## [DATASET EXCERPT]
☆ ☆ ☆ ☆
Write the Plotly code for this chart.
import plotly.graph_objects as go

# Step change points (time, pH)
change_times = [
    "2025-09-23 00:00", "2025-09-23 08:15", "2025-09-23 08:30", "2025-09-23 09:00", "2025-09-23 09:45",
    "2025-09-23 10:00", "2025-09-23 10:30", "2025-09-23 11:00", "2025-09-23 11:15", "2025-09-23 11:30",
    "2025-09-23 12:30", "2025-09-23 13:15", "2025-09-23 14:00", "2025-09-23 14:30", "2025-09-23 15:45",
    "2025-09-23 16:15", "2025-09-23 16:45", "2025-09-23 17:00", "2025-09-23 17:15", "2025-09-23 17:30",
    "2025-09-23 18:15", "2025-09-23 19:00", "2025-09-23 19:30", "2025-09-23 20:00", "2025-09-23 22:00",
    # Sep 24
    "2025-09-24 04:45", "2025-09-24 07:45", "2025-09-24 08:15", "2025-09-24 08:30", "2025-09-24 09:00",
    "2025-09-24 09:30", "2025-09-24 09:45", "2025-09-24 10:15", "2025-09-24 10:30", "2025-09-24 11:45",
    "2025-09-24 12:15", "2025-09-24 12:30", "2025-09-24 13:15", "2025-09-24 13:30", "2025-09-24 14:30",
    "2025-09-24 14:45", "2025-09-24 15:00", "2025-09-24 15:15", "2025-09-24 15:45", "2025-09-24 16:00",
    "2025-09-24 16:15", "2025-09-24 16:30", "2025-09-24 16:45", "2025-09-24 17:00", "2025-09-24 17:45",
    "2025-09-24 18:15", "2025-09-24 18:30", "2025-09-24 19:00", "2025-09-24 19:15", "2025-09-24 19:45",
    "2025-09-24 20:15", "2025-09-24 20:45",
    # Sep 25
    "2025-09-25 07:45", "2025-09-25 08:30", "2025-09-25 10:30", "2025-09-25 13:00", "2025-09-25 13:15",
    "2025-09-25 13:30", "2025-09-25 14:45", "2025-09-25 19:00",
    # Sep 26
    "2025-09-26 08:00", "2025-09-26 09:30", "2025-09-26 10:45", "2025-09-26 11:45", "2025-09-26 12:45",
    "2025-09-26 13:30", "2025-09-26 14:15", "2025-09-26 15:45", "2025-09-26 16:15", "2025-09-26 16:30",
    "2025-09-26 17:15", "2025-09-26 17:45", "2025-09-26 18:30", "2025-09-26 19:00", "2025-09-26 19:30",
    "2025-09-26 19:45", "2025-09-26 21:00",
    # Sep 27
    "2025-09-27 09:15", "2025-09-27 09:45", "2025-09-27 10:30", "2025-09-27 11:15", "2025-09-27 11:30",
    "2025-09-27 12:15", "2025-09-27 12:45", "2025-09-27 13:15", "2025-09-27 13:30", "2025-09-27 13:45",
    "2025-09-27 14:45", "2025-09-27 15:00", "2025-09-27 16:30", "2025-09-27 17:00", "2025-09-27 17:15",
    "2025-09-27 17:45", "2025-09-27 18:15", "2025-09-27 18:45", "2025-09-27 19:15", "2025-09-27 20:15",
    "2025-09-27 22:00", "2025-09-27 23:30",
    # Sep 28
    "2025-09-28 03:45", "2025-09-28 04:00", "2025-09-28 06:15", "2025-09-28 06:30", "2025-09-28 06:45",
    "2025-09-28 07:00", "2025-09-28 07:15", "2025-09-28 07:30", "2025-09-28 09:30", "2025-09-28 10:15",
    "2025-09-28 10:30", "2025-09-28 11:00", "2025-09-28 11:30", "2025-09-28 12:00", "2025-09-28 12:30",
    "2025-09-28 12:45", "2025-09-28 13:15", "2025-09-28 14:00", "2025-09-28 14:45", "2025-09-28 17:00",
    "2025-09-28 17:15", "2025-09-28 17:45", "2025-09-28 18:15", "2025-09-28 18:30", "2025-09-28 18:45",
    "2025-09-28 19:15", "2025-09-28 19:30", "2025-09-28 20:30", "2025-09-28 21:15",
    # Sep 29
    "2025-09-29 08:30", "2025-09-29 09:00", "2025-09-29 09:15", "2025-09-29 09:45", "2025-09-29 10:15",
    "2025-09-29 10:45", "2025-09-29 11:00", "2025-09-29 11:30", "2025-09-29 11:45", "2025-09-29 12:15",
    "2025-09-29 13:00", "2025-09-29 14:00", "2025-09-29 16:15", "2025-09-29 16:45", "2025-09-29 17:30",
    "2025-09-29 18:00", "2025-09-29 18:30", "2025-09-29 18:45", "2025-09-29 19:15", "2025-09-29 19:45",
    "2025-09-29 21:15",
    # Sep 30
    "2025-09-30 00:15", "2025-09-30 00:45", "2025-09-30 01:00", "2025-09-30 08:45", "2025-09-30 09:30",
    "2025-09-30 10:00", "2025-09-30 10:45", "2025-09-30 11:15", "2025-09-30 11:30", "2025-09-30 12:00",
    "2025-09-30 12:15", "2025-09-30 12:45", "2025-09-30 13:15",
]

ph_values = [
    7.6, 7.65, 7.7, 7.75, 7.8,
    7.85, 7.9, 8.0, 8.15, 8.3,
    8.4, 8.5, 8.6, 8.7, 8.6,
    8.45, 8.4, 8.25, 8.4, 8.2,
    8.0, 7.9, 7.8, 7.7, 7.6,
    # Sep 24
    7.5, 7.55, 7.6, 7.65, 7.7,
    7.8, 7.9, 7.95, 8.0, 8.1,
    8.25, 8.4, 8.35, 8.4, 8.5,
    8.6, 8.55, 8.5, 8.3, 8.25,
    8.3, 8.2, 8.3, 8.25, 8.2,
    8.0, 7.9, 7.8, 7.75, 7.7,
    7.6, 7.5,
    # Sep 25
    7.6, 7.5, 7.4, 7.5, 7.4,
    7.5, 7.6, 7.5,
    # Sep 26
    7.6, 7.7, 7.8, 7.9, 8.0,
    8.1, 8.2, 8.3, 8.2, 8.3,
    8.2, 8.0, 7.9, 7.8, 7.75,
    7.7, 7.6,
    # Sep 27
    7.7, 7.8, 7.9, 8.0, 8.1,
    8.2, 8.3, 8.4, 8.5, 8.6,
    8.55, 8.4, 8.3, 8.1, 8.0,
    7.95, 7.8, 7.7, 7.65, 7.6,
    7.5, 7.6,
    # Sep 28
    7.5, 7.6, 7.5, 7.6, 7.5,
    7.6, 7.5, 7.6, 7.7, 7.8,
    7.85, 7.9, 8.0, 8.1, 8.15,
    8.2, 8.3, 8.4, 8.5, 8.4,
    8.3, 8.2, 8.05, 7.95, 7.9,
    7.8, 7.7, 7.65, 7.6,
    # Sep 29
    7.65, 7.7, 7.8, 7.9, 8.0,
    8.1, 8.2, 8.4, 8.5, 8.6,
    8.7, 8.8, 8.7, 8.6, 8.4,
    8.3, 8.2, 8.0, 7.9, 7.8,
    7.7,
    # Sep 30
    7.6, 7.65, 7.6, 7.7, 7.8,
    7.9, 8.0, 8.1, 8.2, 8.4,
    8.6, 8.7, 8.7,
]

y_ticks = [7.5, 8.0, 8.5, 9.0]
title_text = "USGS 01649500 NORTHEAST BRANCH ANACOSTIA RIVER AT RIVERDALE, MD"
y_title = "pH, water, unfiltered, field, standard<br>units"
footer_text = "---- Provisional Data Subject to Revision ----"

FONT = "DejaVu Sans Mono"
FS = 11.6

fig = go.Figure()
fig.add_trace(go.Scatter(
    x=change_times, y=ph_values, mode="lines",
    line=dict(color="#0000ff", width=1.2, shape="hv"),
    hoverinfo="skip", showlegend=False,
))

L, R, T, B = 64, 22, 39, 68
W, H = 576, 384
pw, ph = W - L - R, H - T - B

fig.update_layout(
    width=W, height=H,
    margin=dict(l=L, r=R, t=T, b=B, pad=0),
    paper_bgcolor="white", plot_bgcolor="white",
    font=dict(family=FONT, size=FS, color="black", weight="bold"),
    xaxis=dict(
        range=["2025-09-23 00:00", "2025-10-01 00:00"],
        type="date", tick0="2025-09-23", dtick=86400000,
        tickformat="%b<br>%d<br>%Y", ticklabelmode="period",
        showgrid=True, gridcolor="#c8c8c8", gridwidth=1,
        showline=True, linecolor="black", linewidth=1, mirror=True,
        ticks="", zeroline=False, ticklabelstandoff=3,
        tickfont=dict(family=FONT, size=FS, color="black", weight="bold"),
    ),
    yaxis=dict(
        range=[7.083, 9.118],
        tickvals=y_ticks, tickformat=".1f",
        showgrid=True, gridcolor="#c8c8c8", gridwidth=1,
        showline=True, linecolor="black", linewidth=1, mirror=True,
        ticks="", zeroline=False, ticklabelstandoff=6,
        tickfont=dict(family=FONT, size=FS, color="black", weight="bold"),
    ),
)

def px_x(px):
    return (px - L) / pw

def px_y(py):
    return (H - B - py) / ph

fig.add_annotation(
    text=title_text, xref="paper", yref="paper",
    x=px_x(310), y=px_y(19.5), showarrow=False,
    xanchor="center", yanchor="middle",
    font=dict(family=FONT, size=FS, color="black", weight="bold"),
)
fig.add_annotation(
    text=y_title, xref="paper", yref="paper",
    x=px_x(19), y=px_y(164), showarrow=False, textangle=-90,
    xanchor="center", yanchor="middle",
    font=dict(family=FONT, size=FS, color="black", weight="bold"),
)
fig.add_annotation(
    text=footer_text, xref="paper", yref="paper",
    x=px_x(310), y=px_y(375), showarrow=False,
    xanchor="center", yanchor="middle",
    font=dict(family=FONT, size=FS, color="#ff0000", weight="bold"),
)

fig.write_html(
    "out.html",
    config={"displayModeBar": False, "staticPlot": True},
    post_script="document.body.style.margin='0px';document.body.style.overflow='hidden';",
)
☆ ☆ ☆ ☆
Each line from the top of the material above through the line with "import plotly.graph_objects as go" must be echoed exactly, and no other line.

Write the Plotly code for this chart.
import plotly.graph_objects as go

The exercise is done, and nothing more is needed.